Common Myths vs Reality

  • Myth: “Non-bank lenders are a last resort.”
    Reality: They’re fit-for-purpose options for time-sensitive, complex, or non-standard scenarios.
  • Myth: “They always cost much more.”
    Reality: Pricing reflects risk and speed; total cost of delay or a decline can be higher than a modest rate premium.
  • Myth: “They’re not transparent.”
    Reality: Reputable non-banks provide clear product terms, fees, and service levels—often with highly responsive underwriting.

When a Bank May Be Best

  • You’re PAYG with stable, easily verified income and a clean credit file.
  • Your timeline is flexible and you want the sharpest possible headline rate.
  • Your borrowing need is straightforward (no bridging, no complex structures).

When a Non-Bank May Be Best

  • You need speed—tight settlement or auction deadline.
  • Your income is non-standard—self-employed, new company, multiple streams, or overseas.
  • You have a recent credit event that’s explainable and improving.
  • You require a specialist structure—bridging finance, complex security, or portfolio lending.

Decision Framework: Fit-for-Purpose, Not One-Size-Fits-All

  1. Define the goal: Settlement certainty, speed, or absolute lowest long-term rate?
  2. Assess constraints: Documentation available, income type, credit history, deadlines.
  3. Choose the path: If standard and flexible on time, start with banks. If complex or urgent, consider a non-bank now and plan a refinance later.

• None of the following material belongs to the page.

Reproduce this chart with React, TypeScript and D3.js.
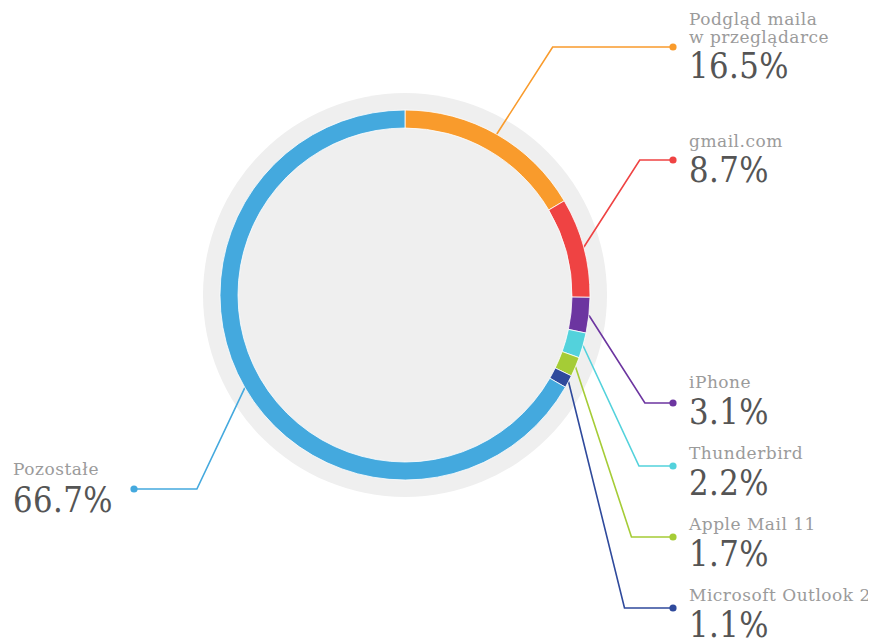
import React from "react";
import * as d3 from "d3";

// ---- data ----
const categories: string[] = [
  "Podgląd maila\nw przeglądarce",
  "gmail.com",
  "iPhone",
  "Thunderbird",
  "Apple Mail 11",
  "Microsoft Outlook 2016",
  "Pozostałe",
];
const values: number[] = [16.5, 8.7, 3.1, 2.2, 1.7, 1.1, 66.7];
const colors: string[] = [
  "#F99B2C",
  "#EF4343",
  "#6C35A0",
  "#53D2DC",
  "#A5CC36",
  "#2F4A9C",
  "#44A9DE",
];

// ---- layout (label placement) ----
const W = 868;
const H = 642;
const cx = 405;
const cy = 295;
const rGrey = 202;
const rOuter = 185;
const rInner = 167;
const rightTextX = 689;
const rightDotX = 673;
const leftTextX = 13;
const leftDotX = 134;
const nameBaselines: number[] = [25, 147, 388, 459, 530, 601, 475];
const dotYs: number[] = [47, 160, 403, 466, 537, 608, 489];
const pctBaselines: number[] = [78, 182, 424, 495, 566, 637, 512];

const FONT = "'DejaVu Serif', serif";

export default function App() {
  const pie = d3
    .pie<number>()
    .sort(null)
    .value((d) => d)
    .startAngle(0)
    .endAngle(2 * Math.PI);
  const arcs = pie(values);
  const arc = d3
    .arc<d3.PieArcDatum<number>>()
    .innerRadius(rInner)
    .outerRadius(rOuter);

  const items = arcs.map((a, i) => {
    const mid = (a.startAngle + a.endAngle) / 2;
    const ax = cx + rOuter * Math.sin(mid);
    const ay = cy - rOuter * Math.cos(mid);
    const right = Math.sin(mid) >= 0;
    const ex = right ? ax + 56 : ax - 48;
    const ey = dotYs[i];
    const dx = right ? rightDotX : leftDotX;
    const path = d3.line()([
      [ax, ay],
      [ex, ey],
      [dx, ey],
    ]);
    return { a, i, right, path, dx, ey };
  });

  return (
    <svg
      width={W}
      height={H}
      style={{ position: "absolute", left: 0, top: 0, background: "#fff" }}
    >
      <circle cx={cx} cy={cy} r={rGrey} fill="#EFEFEF" />
      {items.map(({ i, path }) => (
        <path
          key={"l" + i}
          d={path || ""}
          fill="none"
          stroke={colors[i]}
          strokeWidth={1.6}
        />
      ))}
      <g transform={`translate(${cx},${cy})`}>
        {arcs.map((a, i) => (
          <path
            key={"a" + i}
            d={arc(a) || ""}
            fill={colors[i]}
            stroke="#ffffff"
            strokeWidth={0.8}
          />
        ))}
      </g>
      {items.map(({ i, dx, ey }) => (
        <circle key={"d" + i} cx={dx} cy={ey} r={3.6} fill={colors[i]} />
      ))}
      {items.map(({ i, right }) => {
        const tx = right ? rightTextX : leftTextX;
        const lines = categories[i].split("\n");
        const nb = nameBaselines[i];
        return (
          <g key={"t" + i} fontFamily={FONT}>
            <text
              x={tx}
              y={nb}
              fontSize={17}
              fill="#9B9B9B"
              letterSpacing={0.5}
            >
              {lines.map((ln, k) => (
                <tspan key={k} x={tx} y={nb + k * 18}>
                  {ln}
                </tspan>
              ))}
            </text>
            <text
              transform={`translate(${tx},${pctBaselines[i]}) scale(0.88,1)`}
              fontSize={35}
              fill="#555555"
              letterSpacing={0.5}
            >
              {values[i].toFixed(1) + "%"}
            </text>
          </g>
        );
      })}
    </svg>
  );
}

Frequently Asked Questions

Is alternative documentation less reliable than traditional payslips?

Alternative documentation isn't about lowering standards—it's about verifying income through different evidence when payslips don't exist or don't reflect current capacity. Bank statements, accountant letters, and tax summaries provide robust verification for self-employed and contractors whose income structure differs from PAYG employees.

How much faster are non-bank approvals in practice?

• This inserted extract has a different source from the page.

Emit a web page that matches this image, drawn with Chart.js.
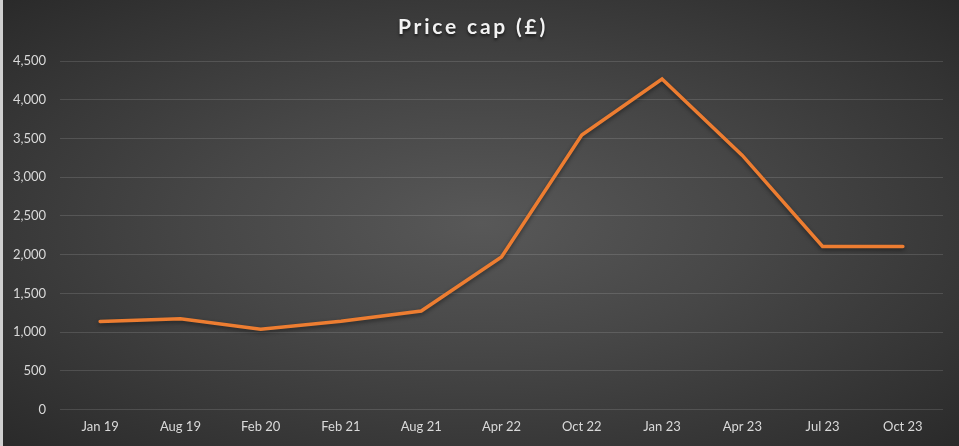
<!DOCTYPE html>
<html>
<head>
<meta charset="utf-8">
<script src="https://cdn.jsdelivr.net/npm/chart.js@4"></script>
<style>
    html, body { margin: 0; padding: 0; background: #2a2a2a; }
    #wrap {
        width: 956px;
        height: 446px;
        border-left: 3px solid #cfcfcf;
        background: radial-gradient(ellipse at 50% 50%, #585858 0%, #474747 40%, #2a2a2a 100%);
    }
</style>
</head>
<body>
<div id="wrap"><canvas id="myChart"></canvas></div>
<script>
const labels = ['Jan 19', 'Aug 19', 'Feb 20', 'Feb 21', 'Aug 21', 'Apr 22', 'Oct 22', 'Jan 23', 'Apr 23', 'Jul 23', 'Oct 23'];
const priceCap = [1137, 1170, 1035, 1140, 1272, 1971, 3545, 4270, 3282, 2105, 2105];

// soft shadow under the line, like the spreadsheet original
const lineShadow = {
    id: 'lineShadow',
    beforeDatasetsDraw(chart) {
        const ctx = chart.ctx;
        ctx.save();
        ctx.shadowColor = 'rgba(0,0,0,0.45)';
        ctx.shadowBlur = 4;
        ctx.shadowOffsetY = 2;
    },
    afterDatasetsDraw(chart) {
        chart.ctx.restore();
    }
};

const chart = new Chart('myChart', {
    type: 'line',
    data: {
        labels: labels,
        datasets: [{
            label: 'Price cap (£)',
            data: priceCap,
            borderColor: '#ED7D31',
            borderWidth: 3.5,
            lineTension: 0,
            pointRadius: 0,
            fill: false,
            borderCapStyle: 'round',
            borderJoinStyle: 'miter'
        }]
    },
    options: {
        responsive: true,
        maintainAspectRatio: false,
        animation: false,
        layout: { padding: { left: 0, right: 16, top: 0, bottom: 1 } },
        plugins: {
            legend: { display: false },
            tooltip: { enabled: false },
            title: {
                display: true,
                text: 'Price cap (£)',
                color: '#f2f2f2',
                font: { family: 'Lato', size: 21, weight: 'bold' },
                padding: { top: 15, bottom: 21 }
            }
        },
        scales: {
            x: {
                offset: true,
                grid: { display: false, drawTicks: false },
                border: { display: false },
                ticks: {
                    color: '#d9d9d9',
                    font: { family: 'Lato', size: 13 },
                    padding: 10,
                    maxRotation: 0
                }
            },
            y: {
                min: 0,
                max: 4500,
                grid: { color: 'rgba(255,255,255,0.13)', drawTicks: false },
                border: { display: false },
                afterFit: function (axis) {
                    axis.width = 57;
                },
                ticks: {
                    stepSize: 500,
                    color: '#d9d9d9',
                    font: { family: 'Lato', size: 13 },
                    padding: 14,
                    callback: function (value) {
                        return value.toLocaleString('en-GB');
                    }
                }
            }
        }
    },
    plugins: [lineShadow]
});

// spaced-out title with a drop shadow
const drawTitle = chart.titleBlock.draw.bind(chart.titleBlock);
chart.titleBlock.draw = function () {
    const ctx = chart.ctx;
    ctx.save();
    ctx.letterSpacing = '2.8px';
    ctx.shadowColor = 'rgba(0,0,0,0.6)';
    ctx.shadowBlur = 3;
    ctx.shadowOffsetY = 2;
    drawTitle();
    ctx.restore();
};
chart.update();
</script>
</body>
</html>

Non-bank lenders typically approve applications within 3-7 business days compared to 2-4 weeks for banks. In urgent situations, some non-bank lenders provide conditional approval within 24-48 hours, critical for auction purchases or tight settlement deadlines where bank timelines would cause deals to collapse.

Can I refinance from a non-bank to a bank later?

Yes, refinancing from non-bank to bank lending is common and expected. Most borrowers use non-bank finance as a 12-24 month bridge while building the trading history, credit score, or documentation banks require. Once circumstances align with bank criteria, refinancing captures lower bank rates while the non-bank facility served its purpose.

Are non-bank lenders regulated like banks?

Non-bank lenders operate under the Credit Contracts and Consumer Finance Act and consumer protection legislation, though they're not deposit-taking institutions like banks. Reputable non-banks maintain professional lending standards, transparent terms, and responsible serviceability assessments—the "non-bank" label describes their funding structure, not their regulatory oversight.

What's the typical rate difference between banks and non-banks?

Non-bank rates typically run 1-3% higher than bank rates for comparable situations. Where banks might offer 6.5-7%, non-banks might charge 8.5-10%. This premium reflects the additional risk from accepting non-standard applications and the non-bank's higher cost of capital without deposit-taking capability.

This article is general information only and not financial advice. Consider your circumstances and seek professional guidance before making lending decisions.